Miami International Airport (MIA)
The airport is open, but a number of flights have been canceled or delayed, so travelers should check flight status with their airline before heading out. For more updates, check Miami International Airport’s Twitter page @iflymia or website.
► Travel waivers by airline
Passengers flying to or from Miami International, Fort Lauderdale Hollywood International, Southwest Florida International, Tampa International, and Orlando International airports can participate in the airlines’ flexible travel policy to change or cancel their flights, according to the airline’s website. Cash refunds are available only on refundable tickets or flights that the airline canceled. Customers who purchase nonrefundable tickets will be issued future travel credits valid for one year if they opt to cancel their trips. Rebooked travel that takes place on or before Oct. 8 through the same airports will be exempt from fare difference charges.
Allegiant Air expects flights to Florida destinations to be disrupted through Friday. Travelers whose flights are impacted must call 702-505-8888 to change their flight for no additional cost. Customers whose flights were canceled will receive automatic refunds within 72 hours of cancelation notification, according to the airline.
American Airlines will allow passengers whose plans were affected by Hurricane Ian to rebook without change fees or save the flight credit for future travel up to a year from the original ticketed travel dates. Travelers whose flights were canceled are eligible for refunds. Exact rebooking policies vary by airport, so check with the airline to see which rules apply.
American’s policies cover travelers heading to, from and though much of Florida, as well as parts of Georgia and the Carolinas. The airline said it also added reduced, last-minute fares to help people evacuate by air, including waiving checked bag fees for two pieces of luggage and lifting limits and fees for carry-on pets.
Delta Air Lines
Travelers flying to destinations in Florida and parts of Georgia and South Carolina through Friday will have the change fee and fare difference waived for rebooked travel that happens on or before Oct. 3, according to Delta’s website. Travel after Oct. 3 will still see the change fee waived, but fare difference charges will apply.
Passengers flying to Southwest Airlines’ Florida destinations through Sunday can change their departure/origin to another Florida city without additional charge, according to the airline’s website. They can also rebook their flight within 14 days of the original date of travel for no extra fee. The airline also extended that flexibility to passengers traveling to Savannah, Georgia, and Charleston and Myrtle Beach, South Carolina.
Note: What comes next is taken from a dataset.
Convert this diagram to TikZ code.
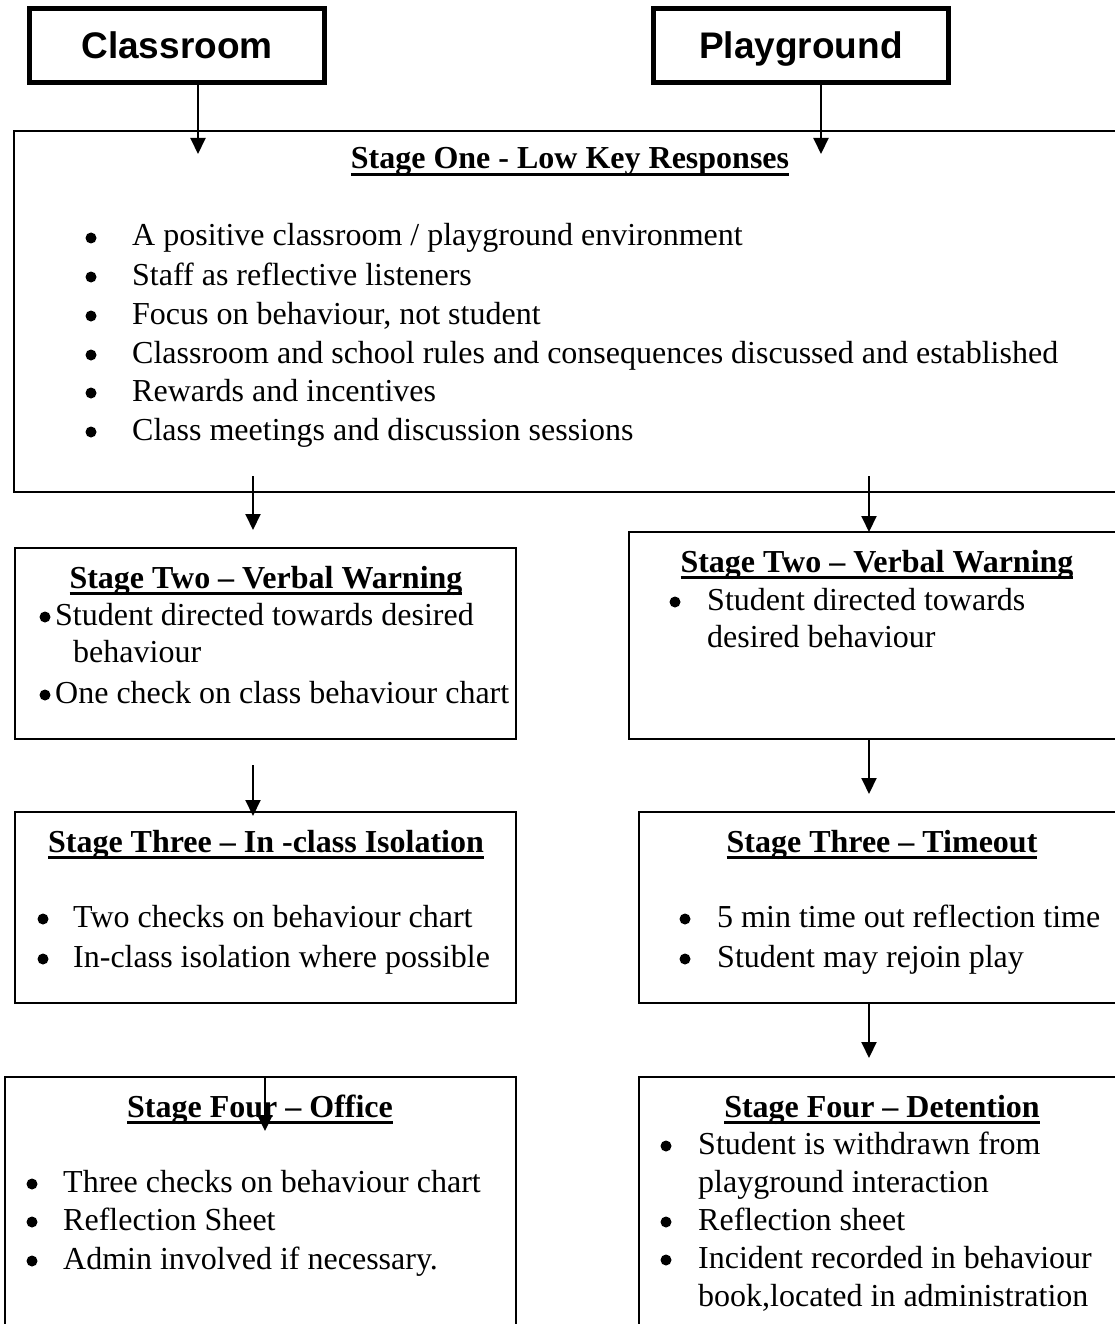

Spirit passengers with flights booked to, from or through Fort Lauderdale, Fort Myers, Miami, Orlando or Tampa through Friday and who push their travel to occur on or before Oct. 3 will see their fare difference and change fees waived, according to Spirit’s website. For rebooked travel that occurs after Oct. 3, the change fee will still be waived, but fare differences will apply. Spirit will also allow customers booked to travel to or from Myrtle Beach, South Carolina, on or before Oct. 2 to travel on or before Oct. 9 without paying fare differences or change fees. Rebooked travel to or from Myrtle Beach that occurs after Oct. 9 will still see the change fee waived, but fare differences will apply.
Travelers who had planned to travel to United’s Florida destinations through Friday can rebook their flight to occur between now and Oct. 8 and have any fare difference and change fee waived so long as the new flights use the same airports, according to United’s website. A similar policy is also in effect for some of the airline’s destinations in the Carolinas and Georgia. The original tickets for those airports should be for travel on or before Oct. 3, and the new itinerary must occur on or before Oct. 10 to avoid change fees and paying fare differences.